We have had a parent that is a major ass kisser so the coach would allow him to sit with the girls during games and give them "pep talks" during games. My daughter could not stand this guys confusing babble during games along with most of the other players.  Our coach at the time is huge ego maniac so they were a perfect fit as his "mini me" would kiss his ass all the way to his DD becoming a team captain! Most of the parents use to sit back and talk about how fun it was to watch the ass kissing show.


----------



## fjc8871 (Mar 10, 2017)

Just after fall season my son played a couple of friendlies. While we were waiting for the 2nd game we were enjoying the game that was being played on the same field.
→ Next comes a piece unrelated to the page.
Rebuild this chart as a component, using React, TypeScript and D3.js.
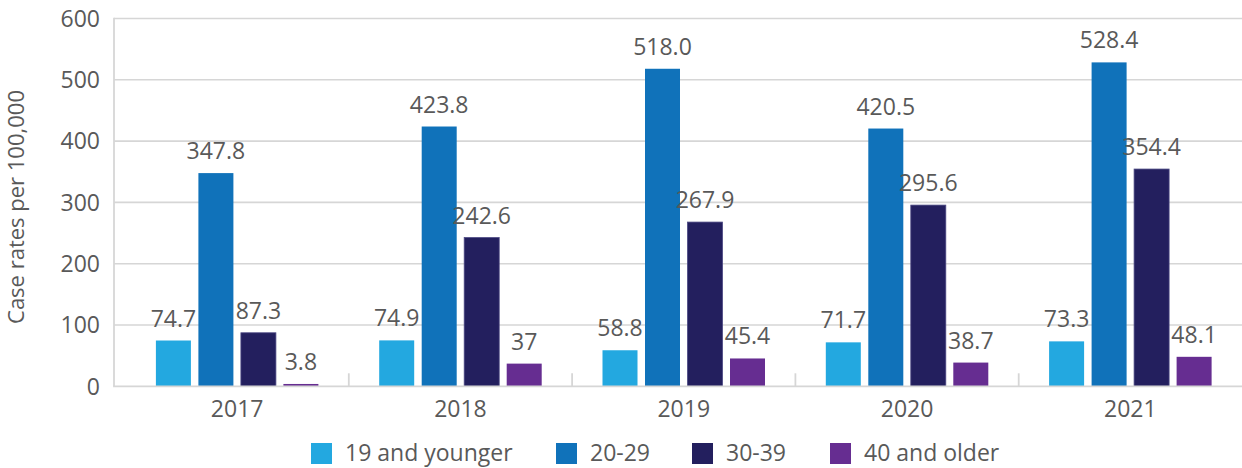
import React from "react";
import * as d3 from "d3";

const years = ["2017", "2018", "2019", "2020", "2021"];
const seriesNames = ["19 and younger", "20-29", "30-39", "40 and older"];
const age19Under = [74.7, 74.9, 58.8, 71.7, 73.3];
const age20to29 = [347.8, 423.8, 518.0, 420.5, 528.4];
const age30to39 = [87.3, 242.6, 267.9, 295.6, 354.4];
const age40Over = [3.8, 37, 45.4, 38.7, 48.1];
const labels19 = ["74.7", "74.9", "58.8", "71.7", "73.3"];
const labels20 = ["347.8", "423.8", "518.0", "420.5", "528.4"];
const labels30 = ["87.3", "242.6", "267.9", "295.6", "354.4"];
const labels40 = ["3.8", "37", "45.4", "38.7", "48.1"];
const yTicks = [0, 100, 200, 300, 400, 500, 600];
const colors = ["#23a8e0", "#1072ba", "#231f5e", "#662d91"];

const W = 1242;
const H = 468;
const FONT = "'Open Sans', 'Noto Sans', sans-serif";
const TEXT = "#595959";
const GRID = "#d6d6d6";

export default function App() {
  const values = [age19Under, age20to29, age30to39, age40Over];
  const labels = [labels19, labels20, labels30, labels40];
  const y = d3.scaleLinear().domain([0, 600]).range([386.3, 18.5]);
  const x0 = d3.scaleBand().domain(years).range([125.5, 1242]).padding(0);
  const groupW = 162.5;
  const x1 = d3
    .scaleBand()
    .domain(seriesNames)
    .range([0, groupW])
    .paddingInner(7.5 / 42.5)
    .paddingOuter(0);
  const plotLeft = 114;
  const plotRight = 1242;

  const legendX = [311, 556, 692, 830];

  return (
    <svg
      width={W}
      height={H}
      style={{ position: "absolute", left: 0, top: 0, display: "block" }}
      fontFamily={FONT}
    >
      <rect x={0} y={0} width={W} height={H} fill="#ffffff" />
      {yTicks.map((t) => (
        <g key={t}>
          {t > 0 && (
            <line
              x1={plotLeft}
              x2={plotRight}
              y1={y(t)}
              y2={y(t)}
              stroke={GRID}
              strokeWidth={1.6}
            />
          )}
          <text
            x={100}
            y={y(t)}
            dy="0.36em"
            textAnchor="end"
            fontSize={23}
            fill={TEXT}
          >
            {t}
          </text>
        </g>
      ))}
      <line x1={plotLeft} x2={plotLeft} y1={y(600) - 0.8} y2={y(0)} stroke={GRID} strokeWidth={1.8} />
      {years.slice(1).map((yr) => (
        <line
          key={yr}
          x1={x0(yr)!}
          x2={x0(yr)!}
          y1={y(0) - 13}
          y2={y(0)}
          stroke={GRID}
          strokeWidth={1.8}
        />
      ))}
      {years.map((yr, i) => {
        const gx = x0(yr)! + (x0.bandwidth() - groupW) / 2;
        return (
          <g key={yr}>
            {seriesNames.map((s, j) => {
              const v = values[j][i];
              const bx = gx + x1(s)!;
              return (
                <g key={s}>
                  <rect
                    x={bx}
                    y={y(v)}
                    width={x1.bandwidth()}
                    height={y(0) - y(v)}
                    fill={colors[j]}
                    stroke={j === 2 ? "#4b4883" : "none"}
                    strokeWidth={j === 2 ? 0.8 : 0}
                  />
                  <text
                    x={bx + x1.bandwidth() / 2}
                    y={y(v) - 14}
                    textAnchor="middle"
                    fontSize={23}
                    fill={TEXT}
                  >
                    {labels[j][i]}
                  </text>
                </g>
              );
            })}
            <text
              x={x0(yr)! + x0.bandwidth() / 2}
              y={417}
              textAnchor="middle"
              fontSize={23}
              fill={TEXT}
            >
              {yr}
            </text>
          </g>
        );
      })}
      <line x1={plotLeft - 0.9} x2={plotRight} y1={y(0)} y2={y(0)} stroke={GRID} strokeWidth={1.8} />
      <text
        transform={`translate(24, 207) rotate(-90)`}
        textAnchor="middle"
        fontSize={22}
        fill={TEXT}
      >
        Case rates per 100,000
      </text>
      {seriesNames.map((s, j) => (
        <g key={s}>
          <rect x={legendX[j]} y={443} width={21} height={21} fill={colors[j]} />
          <text x={legendX[j] + 34} y={461} fontSize={23} fill={TEXT}>
            {s}
          </text>
        </g>
      ))}
    </svg>
  );
}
That was until a Dad from one of the teams playing (same club as my son) started to pace the sidelines and give instructions to not only his son but all of the boys (very"joystick" at times). He would even get on them for not doing what he thought they should be doing or where they should be by yelling at the boys on the from the sideline. His voice carried so he may not think he was loud but we were 15-20ft behind the sideline and could clearly hear him. The boys looked hella confused and kept looking at the parents sideline and their coach for instructions.  

Lesson learned...don't be that guy.


----------



## OCsoccerdad7777 (Mar 11, 2017)

Haha thanks everyone! Good info


----------



## timbuck (Mar 12, 2017)

After my experiences the last 2 weekends with "friendlies", I'm convinced that all parents should be watching the games streamed into their homes.  Some crazy people out there.


----------